NPWT(陰圧閉鎖療法)は、平たんな場所に用いる際は、特に空気漏れの問題も無いのですが、足の先や、足の付け根付近、脇や女性の胸など、部位によっては、隙間から空気が漏れて、NPWTがきちんと機能しない場合が多くあります。

このヒスパニック系の12歳の女児は、体系的には大人と変わらなくて、と言うより、平均的な成人日本人女性の2倍くらいの凹凸で、創床の面積は比較的小さいものの、フィルム貼り付け面積が大きくならざるを得ませんでした。

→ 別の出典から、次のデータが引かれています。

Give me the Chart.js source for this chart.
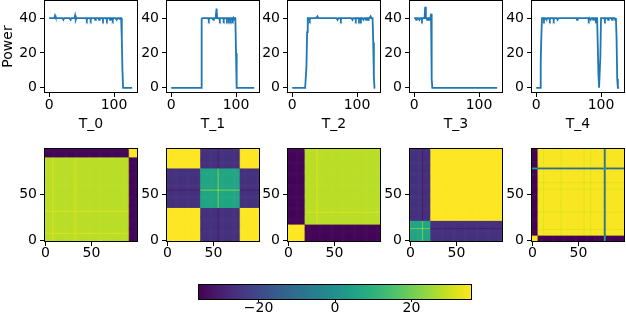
<!DOCTYPE html>
<html><head><meta charset="utf-8">
<script src="https://cdn.jsdelivr.net/npm/chart.js@4/dist/chart.umd.min.js"></script>
<style>
html,body{margin:0;padding:0;background:#fff;width:626px;height:318px;overflow:hidden;position:relative}
</style></head><body>
<script>
// ---------------- DATA ----------------
const seriesLabels = ['T_0', 'T_1', 'T_2', 'T_3', 'T_4'];
const yLabel = 'Power';
const lineXTicks = [0, 100];
const lineYTicks = [0, 20, 40];
const heatTicks = [0, 50];
const cbTicks = [-20, 0, 20];
const cbRange = [-35.6, 35.6];
const heatSize = 100;

const T0 = [40,40,40,40,40,40,40,40,40,41.5,
 40.5,40,40,40,40,40,40,40,40,40,
 40,40,39,40,40,40,40,40,40,40,
 40,40,40,39,40,40,40,40,40,40,
 41.5,39,40,40,40,40,40,40,40,40,
 40,40,40,40,40,40,40,40,39,40,
 40,40,40,40,39,40,40,40,40,40,
 40,39,40,40,40,40,40,39,40,40,
 40,40,40,39,40,40,40,40,40,39,
 40,40,40,40,39,40,40,40,39,40,
 40,40,40,40,39,40,40,40,39.5,40,
 40,40,28,10,0,0,0,0,0,0,
 0,0,0,0,0,0,0,0,0,0];
const T1 = [0,0,0,0,0,0,0,0,0,0,
 0,0,0,0,0,0,0,0,0,0,
 0,0,0,0,0,0,0,0,0,0,
 0,0,0,0,0,0,0,0,0,0,
 0,0,0,0,0,0,0,39.5,40,40,
 40,40,40,40,40,40,40,40,39,40,
 40,40,40,40,40,39,40,40,40,42,
 45.5,40,40,40,40,39,40,40,40,40,
 40,39,40,40,40,40,39,40,40,39,
 40,40,39,40,40,39,40,39,40,40,
 20,0,0,0,0,0,0,0,0,0,
 0,0,0,0,0,0,0,0,0,0,
 0,0,0,0,0,0,0,0,0,0];
const T2 = [0,0,0,0,0,0,0,0,0,0,
 0,0,0,0,0,0,0,0,0,0,
 0,0,12,32,40,40,40,39,40,40,
 40,40,40,40,40,40,40,40,40,41,
 40,40,40,40,40,40,40,40,40,40,
 40,40,40,40,40,40,40,40,40,40,
 40,40,40,40,40,40,40,40,40,40,
 39,40,40,40,40,39,40,40,40,40,
 40,40,40,40,40,40,40,40,40,40,
 40,40,40,39,40,40,40,40,39,40,
 40,40,40,39,40,40,39,40,40,40,
 39,40,40,40,39,40,40,39,40,40,
 40,41,40,40,40,26,6,0,0,0];
const T3 = [40,40,40,39,40,40,40,40,39,40,
 40,40,39,40,40,40,40,46.5,40,40,
 39,40,40,39,40,40,42.5,5,0,0,
 0,0,0,0,0,0,0,0,0,0,
 0,0,0,0,0,0,0,0,0,0,
 0,0,0,0,0,0,0,0,0,0,
 0,0,0,0,0,0,0,0,0,0,
 0,0,0,0,0,0,0,0,0,0,
 0,0,0,0,0,0,0,0,0,0,
 0,0,0,0,0,0,0,0,0,0,
 0,0,0,0,0,0,0,0,0,0,
 0,0,0,0,0,0,0,0,0,0,
 0,0,0,0,0,0,0,0,0,0];
const T4 = [0,0,0,0,0,0,0,15,30,40,
 40,40,39,40,40,40,39,40,40,40,
 40,39,40,40,40,40,40,39,40,40,
 40,40,40,39,40,40,40,40,40,40,
 40,40,40,40,40,40,40,40,40,40,
 40,40,40,40,40,40,40,40,40,40,
 40,40,40,39,40,40,40,40,40,40,
 40,40,40,40,40,40,40,40,40,40,
 40,39,40,40,39,40,40,40,39,40,
 40,40,39,40,40,40,8,0,0,18,
 40,40,40,40,40,40,39,40,40,40,
 40,39,40,40,40,40,40,39,40,40,
 40,40,39,40,28,5,0,0,0,0];
const powerSeries = [T0, T1, T2, T3, T4];

// heatmaps: runs of states [startIndex, state] and block values for state pairs
const hm0Runs = [[0,'A'],[8,'S'],[9,'A'],[32,'S'],[33,'A'],[91,'B']];
const hm0Pairs = {AA:28, AS:32, SS:34, AB:-34.5, SB:-34, BB:35.6};
const hm1Runs = [[0,'B'],[36,'A'],[55,'S'],[56,'A'],[79,'B']];
const hm1Pairs = {BB:35.6, AA:6.5, AS:22, SS:35, AB:-25.5, SB:-31};
const hm2Runs = [[0,'B'],[18,'A'],[31,'S'],[32,'A']];
const hm2Pairs = {BB:35.6, AA:28, AS:32.5, SS:35, AB:-34.5, SB:-35};
const hm3Runs = [[0,'A'],[13,'S'],[14,'A'],[22,'B']];
const hm3Pairs = {BB:35.6, AA:6.5, AS:21, SS:35, AB:-25.5, SB:-31};
const hm4Runs = [[0,'B'],[6,'A'],[12,'F'],[13,'A'],[31,'F'],[32,'A'],[56,'F'],[57,'A'],[63,'F'],[64,'A'],[78,'D'],[80,'A']];
const hm4Pairs = {BB:35.6, AA:35, AF:32, FF:30, AB:-35, FB:-35, AD:-10, DF:-10, DD:10, BD:6};
const heatRuns = [hm0Runs, hm1Runs, hm2Runs, hm3Runs, hm4Runs];
const heatPairs = [hm0Pairs, hm1Pairs, hm2Pairs, hm3Pairs, hm4Pairs];

// ---------------- STYLE / LAYOUT ----------------
const plotLefts = [45, 167, 288, 410, 532];
const PW = 92;
const FONT = {family: '"DejaVu Sans", sans-serif', size: 14, lineHeight: 1.2};
const XFONT = {family: '"DejaVu Sans", sans-serif', size: 14, lineHeight: 1.0};
Chart.defaults.color = '#000';
Chart.defaults.font = Object.assign({}, FONT);

const VIR = [[68,1,84],[72,24,106],[71,45,123],[66,64,134],[59,82,139],[51,99,141],[44,114,142],[38,130,142],[33,145,140],[31,160,136],[40,174,128],[63,188,115],[94,201,98],[132,212,75],[173,220,48],[216,226,25],[253,231,37]];
function viridis(t){
  t = Math.max(0, Math.min(1, t));
  const f = t*16, i = Math.min(15, Math.floor(f)), r = f - i;
  const a = VIR[i], b = VIR[i+1];
  return 'rgb(' + [0,1,2].map(k => Math.round(a[k] + (b[k]-a[k])*r)).join(',') + ')';
}
function valColor(v){ return viridis((v - cbRange[0]) / (cbRange[1] - cbRange[0])); }
const fmt = v => (v < 0 ? '\u2212' : '') + Math.abs(v);

function makeCanvas(left, top, w, h){
  const c = document.createElement('canvas');
  c.width = w; c.height = h;
  c.style.cssText = 'position:absolute;left:'+left+'px;top:'+top+'px;width:'+w+'px;height:'+h+'px';
  document.body.appendChild(c);
  return c;
}
const framePlugin = {id:'frame', afterDraw(chart){
  const a = chart.chartArea, ctx = chart.ctx;
  ctx.save(); ctx.strokeStyle = '#000'; ctx.lineWidth = 1;
  ctx.strokeRect(a.left - 0.5, a.top - 0.5, a.right - a.left + 1, a.bottom - a.top + 1);
  ctx.restore();
}};
function mkAxis(min, max, tickVals, extra, tl, pad, font){
  return Object.assign({
    type: 'linear', min: min, max: max,
    afterBuildTicks: s => { s.ticks = tickVals.map(v => ({value: v})); },
    grid: {display: true, drawOnChartArea: false, drawTicks: true, tickLength: tl, color: '#000', lineWidth: 1},
    border: {display: false},
    ticks: {padding: pad, color: '#000', font: font || FONT, autoSkip: false, maxRotation: 0, callback: fmt}
  }, extra);
}

// ---------------- LINE PLOTS ----------------
powerSeries.forEach((series, k) => {
  const L = plotLefts[k];
  const cv = makeCanvas(L - 45, -15, 45 + PW + 22, 16 + 91 + 46);
  new Chart(cv, {
    type: 'line',
    data: {datasets: [{data: series.map((v, i) => ({x: i, y: v})), borderColor: '#1f77b4', borderWidth: 1.8,
      pointRadius: 0, tension: 0, fill: false}]},
    options: {
      responsive: false, animation: false, devicePixelRatio: 1,
      layout: {padding: {top: 16, right: 22, left: 0, bottom: 0}},
      plugins: {legend: {display: false}, tooltip: {enabled: false}},
      scales: {
        x: mkAxis(-6.45, 135.45, lineXTicks, {afterFit: s => { s.height = 46; },
          title: {display: true, text: seriesLabels[k], color: '#000', font: FONT, padding: {top: 0, bottom: 5}}}, 5, 1.5, XFONT),
        y: mkAxis(-2.4, 49.8, lineYTicks, {afterFit: s => { s.width = 45; },
          title: {display: k === 0, text: yLabel, color: '#000', font: FONT, padding: {top: 0, bottom: 0}}}, 5, 3)
      }
    },
    plugins: [framePlugin]
  });
});

// ---------------- HEATMAPS ----------------
const heatPlugin = {id: 'heat', beforeDatasetsDraw(chart){
  const ctx = chart.ctx, xs = chart.scales.x, ys = chart.scales.y, a = chart.chartArea;
  ctx.save();
  ctx.beginPath(); ctx.rect(a.left, a.top, a.right - a.left, a.bottom - a.top); ctx.clip();
  chart.data.datasets[0].data.forEach(c => {
    const x0 = xs.getPixelForValue(c.x - 0.5), x1 = xs.getPixelForValue(c.x + 0.5);
    const y0 = ys.getPixelForValue(c.y + 0.5), y1 = ys.getPixelForValue(c.y - 0.5);
    ctx.fillStyle = valColor(c.v);
    ctx.fillRect(x0, y0 - 0.6, x1 - x0 + 0.6, y1 - y0 + 0.6);
  });
  ctx.restore();
}};
function statesFromRuns(runs){
  const st = [];
  for (let i = 0; i < heatSize; i++){
    let s = runs[0][1];
    runs.forEach(r => { if (i >= r[0]) s = r[1]; });
    st.push(s);
  }
  return st;
}
heatRuns.forEach((runs, k) => {
  const st = statesFromRuns(runs), pairs = heatPairs[k];
  const cells = [];
  for (let j = 0; j < heatSize; j++){
    for (let i = 0; i < heatSize; i++){
      const v = pairs[st[i] + st[j]] !== undefined ? pairs[st[i] + st[j]] : pairs[st[j] + st[i]];
      cells.push({x: i, y: j, v: v});
    }
  }
  const L = plotLefts[k];
  const cv = makeCanvas(L - 45, 149 - 16, 45 + PW + 22, 16 + 92 + 35);
  new Chart(cv, {
    type: 'scatter',
    data: {datasets: [{data: cells, pointRadius: 0, pointHoverRadius: 0, showLine: false}]},
    options: {
      responsive: false, animation: false, devicePixelRatio: 1, parsing: false,
      layout: {padding: {top: 16, right: 22, left: 0, bottom: 0}},
      plugins: {legend: {display: false}, tooltip: {enabled: false}},
      scales: {
        x: mkAxis(-0.5, heatSize - 0.5, heatTicks, {afterFit: s => { s.height = 35; }}, 5, 0.5, XFONT),
        y: mkAxis(-0.5, heatSize - 0.5, heatTicks, {afterFit: s => { s.width = 45; }}, 5, 3)
      }
    },
    plugins: [heatPlugin, framePlugin]
  });
});

// ---------------- COLORBAR ----------------
const cbPlugin = {id: 'cb', beforeDatasetsDraw(chart){
  const ctx = chart.ctx, xs = chart.scales.x, a = chart.chartArea;
  const p0 = xs.getPixelForValue(cbRange[0]), p1 = xs.getPixelForValue(cbRange[1]);
  const g = ctx.createLinearGradient(p0, 0, p1, 0);
  for (let i = 0; i <= 16; i++) g.addColorStop(i/16, 'rgb(' + VIR[i].join(',') + ')');
  ctx.save(); ctx.fillStyle = g; ctx.fillRect(p0, a.top, p1 - p0, a.bottom - a.top); ctx.restore();
}};
{
  const cv = makeCanvas(199 - 20, 285 - 20, 20 + 272 + 20, 20 + 14 + 25);
  new Chart(cv, {
    type: 'scatter',
    data: {datasets: [{data: [], pointRadius: 0}]},
    options: {
      responsive: false, animation: false, devicePixelRatio: 1,
      layout: {padding: {top: 20, right: 20, left: 20, bottom: 0}},
      plugins: {legend: {display: false}, tooltip: {enabled: false}},
      scales: {
        x: mkAxis(cbRange[0], cbRange[1], cbTicks, {afterFit: s => { s.height = 25; }}, 3, -1, XFONT),
        y: {type: 'linear', min: 0, max: 1, display: false}
      }
    },
    plugins: [cbPlugin, framePlugin]
  });
}
</script>
</body></html>
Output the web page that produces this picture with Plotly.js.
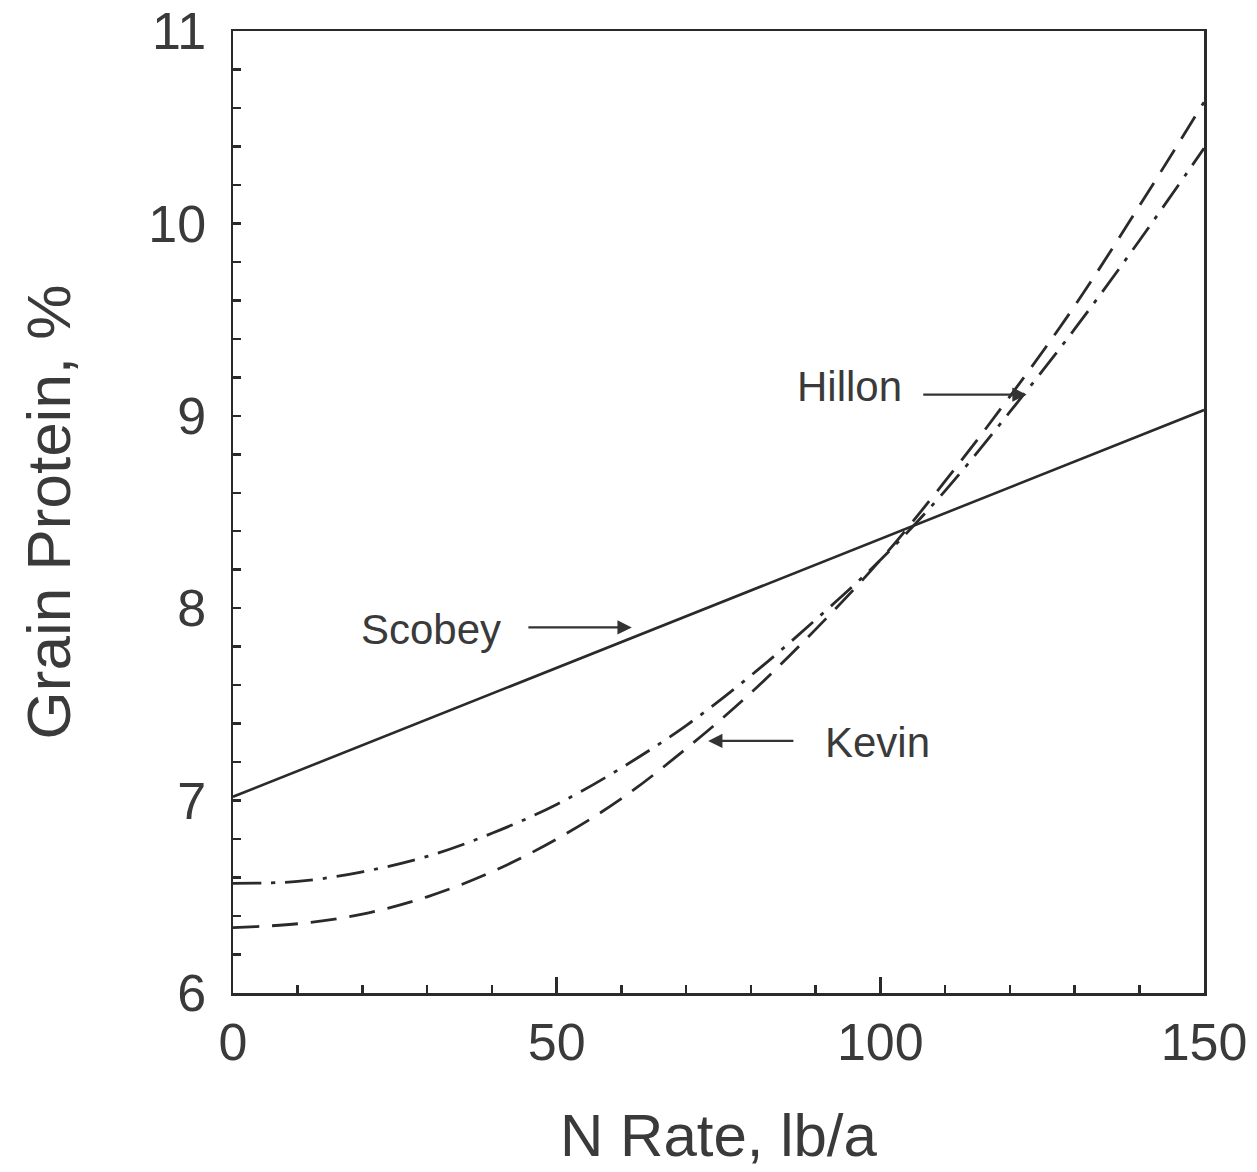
<!DOCTYPE html>
<html>
<head>
<meta charset="utf-8">
<script src="https://cdn.plot.ly/plotly-3.0.1.min.js"></script>
<style>html,body{margin:0;padding:0;background:#fff;}#chart{width:1257px;height:1172px;}</style>
</head>
<body>
<div id="chart"></div>
<script>
// N rate, lb/a
const nRate = [0,10,20,30,40,50,60,70,80,90,100,110,120,130,140,150];
// Scobey (straight line) endpoints
const scobeyX = [0,150];
const scobeyY = [7.02,9.03];
// Hillon (dash-dot)
const hillonY = [6.57,6.58,6.63,6.71,6.83,6.98,7.17,7.39,7.65,7.94,8.25,8.61,9.02,9.45,9.91,10.39];
// Kevin (dashed)
const kevinY  = [6.34,6.36,6.41,6.50,6.63,6.80,7.01,7.27,7.56,7.89,8.25,8.66,9.10,9.57,10.09,10.63];

const xTicks = [0,50,100,150];
const yTicks = [6,7,8,9,10,11];

const lineCol = '#2a2a2a';
const txtCol = '#3a3a3a';
const font = 'Liberation Sans, Arial, sans-serif';

const traces = [
  {x: scobeyX, y: scobeyY, mode:'lines', name:'Scobey', line:{color:lineCol, width:2.6}},
  {x: nRate, y: hillonY, mode:'lines', name:'Hillon', line:{color:lineCol, width:2.8, dash:'28px,10px,4px,10px', shape:'spline'}},
  {x: nRate, y: kevinY, mode:'lines', name:'Kevin', line:{color:lineCol, width:2.8, dash:'26px,13px', shape:'spline'}}
];

function arrow(x0,y0,x1,y1){
  return {x:x1, y:y1, ax:x0, ay:y0, axref:'x', ayref:'y', xref:'x', yref:'y',
    text:'', showarrow:true, arrowhead:2, arrowsize:1.3, arrowwidth:2.2, arrowcolor:'#333'};
}
function label(t,x,y){
  return {x:x, y:y, xref:'x', yref:'y', text:t, showarrow:false,
    font:{family:font, size:42, color:txtCol}};
}

const layout = {
  width:1257, height:1172,
  margin:{l:233, r:53, t:31, b:179},
  paper_bgcolor:'#fff', plot_bgcolor:'#fff',
  showlegend:false,
  xaxis:{
    range:[0,150], tickvals:xTicks, ticktext:xTicks.map(String),
    ticks:'inside', ticklen:16, tickwidth:2.5, tickcolor:lineCol,
    minor:{dtick:10, tick0:0, ticks:'inside', ticklen:8, tickwidth:2.5, tickcolor:lineCol, showgrid:false},
    showline:true, linecolor:lineCol, linewidth:2.5, mirror:true,
    showgrid:false, zeroline:false,
    tickfont:{family:font, size:52, color:txtCol},
    ticklabelstandoff:2,
    title:{text:'N Rate, lb/a', font:{family:font, size:60, color:txtCol}, standoff:44}
  },
  yaxis:{
    range:[6,11], tickvals:yTicks, ticktext:yTicks.map(String),
    ticks:'inside', ticklen:8, tickwidth:2.5, tickcolor:lineCol,
    minor:{dtick:0.2, tick0:6, ticks:'inside', ticklen:8, tickwidth:2.5, tickcolor:lineCol, showgrid:false},
    showline:true, linecolor:lineCol, linewidth:2.5, mirror:true,
    showgrid:false, zeroline:false,
    tickfont:{family:font, size:52, color:txtCol},
    ticklabelstandoff:14,
    title:{text:'Grain Protein, %', font:{family:font, size:62, color:txtCol}, standoff:58}
  },
  annotations:[
    label('Scobey',30.6,7.89),
    arrow(45.4,7.90,61.6,7.90),
    label('Kevin',99.5,7.30),
    arrow(86.8,7.31,73.4,7.31),
    label('Hillon',95.2,9.15),
    arrow(106.4,9.11,122.6,9.11)
  ]
};

Plotly.newPlot('chart', traces, layout, {displayModeBar:false, staticPlot:true});
</script>
</body>
</html>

ここで必須なのが、スキンプレップ(創床周りの肌の準備)です。

そこで常に登場するのが、私の大好きな創傷ケアサプライである、Cavilon No Sting Barrier Filmです。以前も述べましたが、3M社の逸品なのです。Infecion Controlの観点からはアウトですが、私のポケットには、ほぼ常にこれが2,3個入っています。

これを傷床周りに塗って、肌を保護すると共に、フィルムの付きを良くします。

が、です。

この度は、漏れが予想される部位であることから、このスキンバリア・リキッド以上の強力さが求められ、ベンゾイン・スティックを使用することになりました。

これは、アルコールが入っているため、創傷のタイプによっては、肌にしみて、患者さんが痛い思いをします。

が、一時の痛みか、長時間のリーク予防かを比較した場合、やはり優先順位としては、一瞬の痛みは我慢してもらうしかありません。

さて、このベンゾインですが、キャビロンのスキンバリアがほぼ無臭なのに対し、かなり強い臭いがあります。

でも、私は、この「匂い」が割と好きで、それもその筈、ベンゾインは、日本語では「安息香」と言って、アロマテラピー等にも使用されたりします。

創傷ケア時、またはNPWTドレッシング材交換時に使用する場合は、とてもアロマテラピー的な要素は感じませんが…。

写真は、私の働く施設で使用しているベンゾインスティックで、10cmくらいの大きい綿棒みたいなのが中に一本入っていますが、3M社のベンゾインはもっと「味のある」というか「趣のある」5cmくらいの透明の容器に入っています。

個人的には3M社のが好きですが、価格の関係でこちらになったのかと思われます。

価格と言えば、この「1ml」のスキンバリア・リキッドは、購入価格が$0.75です。この購入価格は結構な値段です。

他病院は「3ml」のロリポップ型を使用している所が多いのですが、私としては、「1ml」で十分です。必要ならば、それを3個使えばいいのですから無駄がないと思います。

NPWTに於いて、スキンバリアは、肌の保護でもありますが、早い話が糊です。ボンドです。プライマーです。

なので、フィルムを補強目的で重ねる場合も、フィルム上にも塗ります。

この週末、患者さんから空気漏れの電話がかかってこないか心配でしたが、来なかったので本当に良かった!